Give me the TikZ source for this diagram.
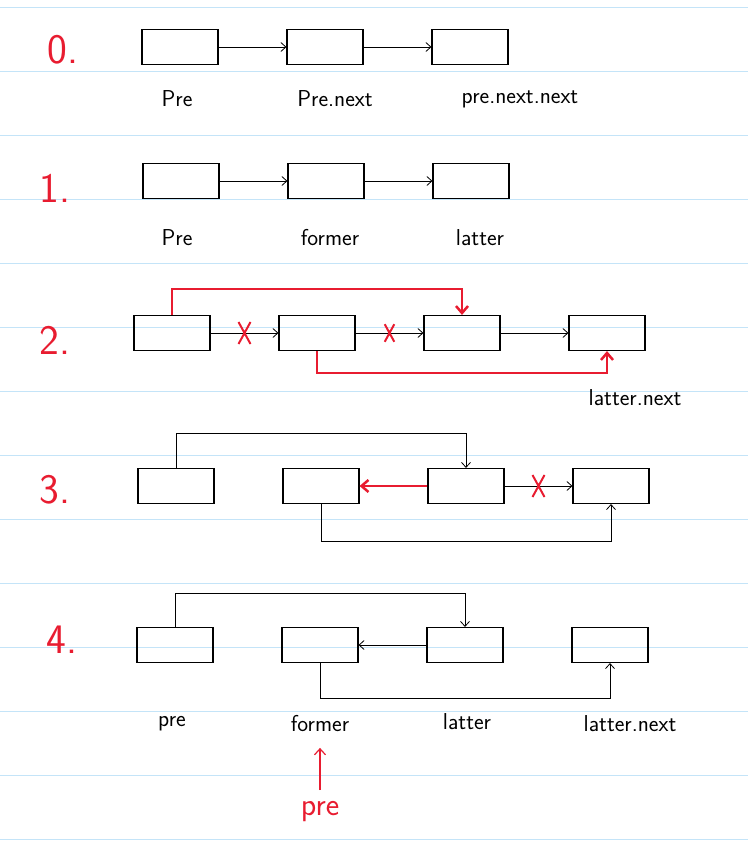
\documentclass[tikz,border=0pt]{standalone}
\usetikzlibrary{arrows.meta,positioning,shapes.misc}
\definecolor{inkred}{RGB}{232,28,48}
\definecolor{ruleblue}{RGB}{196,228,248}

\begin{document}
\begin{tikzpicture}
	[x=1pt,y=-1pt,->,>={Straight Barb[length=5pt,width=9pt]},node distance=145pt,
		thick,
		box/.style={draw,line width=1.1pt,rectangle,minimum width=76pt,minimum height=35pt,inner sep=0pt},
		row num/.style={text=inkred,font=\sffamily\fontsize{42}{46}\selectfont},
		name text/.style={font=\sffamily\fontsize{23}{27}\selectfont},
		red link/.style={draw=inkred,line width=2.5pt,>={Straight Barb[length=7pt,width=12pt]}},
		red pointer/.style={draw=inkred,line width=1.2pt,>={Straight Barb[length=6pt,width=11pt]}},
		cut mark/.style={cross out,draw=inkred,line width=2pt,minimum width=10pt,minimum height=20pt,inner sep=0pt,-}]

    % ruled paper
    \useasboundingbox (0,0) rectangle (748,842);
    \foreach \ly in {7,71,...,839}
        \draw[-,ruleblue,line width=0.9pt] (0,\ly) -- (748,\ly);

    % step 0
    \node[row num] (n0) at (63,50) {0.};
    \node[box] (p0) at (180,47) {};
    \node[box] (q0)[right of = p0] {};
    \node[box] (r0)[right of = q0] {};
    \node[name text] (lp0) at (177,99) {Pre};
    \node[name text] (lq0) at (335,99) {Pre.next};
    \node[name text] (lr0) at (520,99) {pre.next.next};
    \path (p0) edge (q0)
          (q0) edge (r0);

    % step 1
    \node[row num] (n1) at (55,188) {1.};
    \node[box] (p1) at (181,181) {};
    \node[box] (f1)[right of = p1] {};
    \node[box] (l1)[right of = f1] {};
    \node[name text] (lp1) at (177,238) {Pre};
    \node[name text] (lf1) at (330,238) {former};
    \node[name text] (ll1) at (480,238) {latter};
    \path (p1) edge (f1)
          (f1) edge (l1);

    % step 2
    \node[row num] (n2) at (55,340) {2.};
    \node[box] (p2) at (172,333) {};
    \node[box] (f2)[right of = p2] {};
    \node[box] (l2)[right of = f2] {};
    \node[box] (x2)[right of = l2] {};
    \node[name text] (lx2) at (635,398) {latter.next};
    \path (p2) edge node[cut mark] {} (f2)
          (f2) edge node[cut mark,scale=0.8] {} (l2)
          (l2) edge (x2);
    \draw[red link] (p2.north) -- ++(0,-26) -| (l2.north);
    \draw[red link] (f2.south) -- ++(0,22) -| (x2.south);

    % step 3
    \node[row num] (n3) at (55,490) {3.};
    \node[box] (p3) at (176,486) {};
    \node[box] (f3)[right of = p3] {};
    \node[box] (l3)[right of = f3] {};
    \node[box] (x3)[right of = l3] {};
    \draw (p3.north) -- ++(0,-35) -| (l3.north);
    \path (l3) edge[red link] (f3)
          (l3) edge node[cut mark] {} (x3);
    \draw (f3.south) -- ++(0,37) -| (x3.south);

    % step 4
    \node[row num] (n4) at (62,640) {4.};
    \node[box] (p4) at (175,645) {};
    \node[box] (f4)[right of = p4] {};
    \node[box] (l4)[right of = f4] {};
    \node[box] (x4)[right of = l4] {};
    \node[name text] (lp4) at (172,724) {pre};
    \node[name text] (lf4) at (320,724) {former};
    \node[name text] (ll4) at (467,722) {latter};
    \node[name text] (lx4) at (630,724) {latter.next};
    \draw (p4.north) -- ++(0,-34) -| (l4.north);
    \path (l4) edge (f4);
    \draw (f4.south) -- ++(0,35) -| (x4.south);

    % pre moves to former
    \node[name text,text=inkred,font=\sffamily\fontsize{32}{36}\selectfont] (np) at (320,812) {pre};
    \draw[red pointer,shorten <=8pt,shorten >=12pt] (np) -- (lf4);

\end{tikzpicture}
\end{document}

..........

*GOAL OF THE EXERCISE*. Output all of the data exactly as it stands, minus any images.

*ANSWER TO THE PROBLEM*.
Give me the TikZ source for this diagram.
\documentclass[tikz,border=0pt]{standalone}
\usetikzlibrary{arrows.meta,positioning,shapes.misc}
\definecolor{inkred}{RGB}{232,28,48}
\definecolor{ruleblue}{RGB}{196,228,248}

\begin{document}
\begin{tikzpicture}
	[x=1pt,y=-1pt,->,>={Straight Barb[length=5pt,width=9pt]},node distance=145pt,
		thick,
		box/.style={draw,line width=1.1pt,rectangle,minimum width=76pt,minimum height=35pt,inner sep=0pt},
		row num/.style={text=inkred,font=\sffamily\fontsize{42}{46}\selectfont},
		name text/.style={font=\sffamily\fontsize{23}{27}\selectfont},
		red link/.style={draw=inkred,line width=2.5pt,>={Straight Barb[length=7pt,width=12pt]}},
		red pointer/.style={draw=inkred,line width=1.2pt,>={Straight Barb[length=6pt,width=11pt]}},
		cut mark/.style={cross out,draw=inkred,line width=2pt,minimum width=10pt,minimum height=20pt,inner sep=0pt,-}]

    % ruled paper
    \useasboundingbox (0,0) rectangle (748,842);
    \foreach \ly in {7,71,...,839}
        \draw[-,ruleblue,line width=0.9pt] (0,\ly) -- (748,\ly);

    % step 0
    \node[row num] (n0) at (63,50) {0.};
    \node[box] (p0) at (180,47) {};
    \node[box] (q0)[right of = p0] {};
    \node[box] (r0)[right of = q0] {};
    \node[name text] (lp0) at (177,99) {Pre};
    \node[name text] (lq0) at (335,99) {Pre.next};
    \node[name text] (lr0) at (520,99) {pre.next.next};
    \path (p0) edge (q0)
          (q0) edge (r0);

    % step 1
    \node[row num] (n1) at (55,188) {1.};
    \node[box] (p1) at (181,181) {};
    \node[box] (f1)[right of = p1] {};
    \node[box] (l1)[right of = f1] {};
    \node[name text] (lp1) at (177,238) {Pre};
    \node[name text] (lf1) at (330,238) {former};
    \node[name text] (ll1) at (480,238) {latter};
    \path (p1) edge (f1)
          (f1) edge (l1);

    % step 2
    \node[row num] (n2) at (55,340) {2.};
    \node[box] (p2) at (172,333) {};
    \node[box] (f2)[right of = p2] {};
    \node[box] (l2)[right of = f2] {};
    \node[box] (x2)[right of = l2] {};
    \node[name text] (lx2) at (635,398) {latter.next};
    \path (p2) edge node[cut mark] {} (f2)
          (f2) edge node[cut mark,scale=0.8] {} (l2)
          (l2) edge (x2);
    \draw[red link] (p2.north) -- ++(0,-26) -| (l2.north);
    \draw[red link] (f2.south) -- ++(0,22) -| (x2.south);

    % step 3
    \node[row num] (n3) at (55,490) {3.};
    \node[box] (p3) at (176,486) {};
    \node[box] (f3)[right of = p3] {};
    \node[box] (l3)[right of = f3] {};
    \node[box] (x3)[right of = l3] {};
    \draw (p3.north) -- ++(0,-35) -| (l3.north);
    \path (l3) edge[red link] (f3)
          (l3) edge node[cut mark] {} (x3);
    \draw (f3.south) -- ++(0,37) -| (x3.south);

    % step 4
    \node[row num] (n4) at (62,640) {4.};
    \node[box] (p4) at (175,645) {};
    \node[box] (f4)[right of = p4] {};
    \node[box] (l4)[right of = f4] {};
    \node[box] (x4)[right of = l4] {};
    \node[name text] (lp4) at (172,724) {pre};
    \node[name text] (lf4) at (320,724) {former};
    \node[name text] (ll4) at (467,722) {latter};
    \node[name text] (lx4) at (630,724) {latter.next};
    \draw (p4.north) -- ++(0,-34) -| (l4.north);
    \path (l4) edge (f4);
    \draw (f4.south) -- ++(0,35) -| (x4.south);

    % pre moves to former
    \node[name text,text=inkred,font=\sffamily\fontsize{32}{36}\selectfont] (np) at (320,812) {pre};
    \draw[red pointer,shorten <=8pt,shorten >=12pt] (np) -- (lf4);

\end{tikzpicture}
\end{document}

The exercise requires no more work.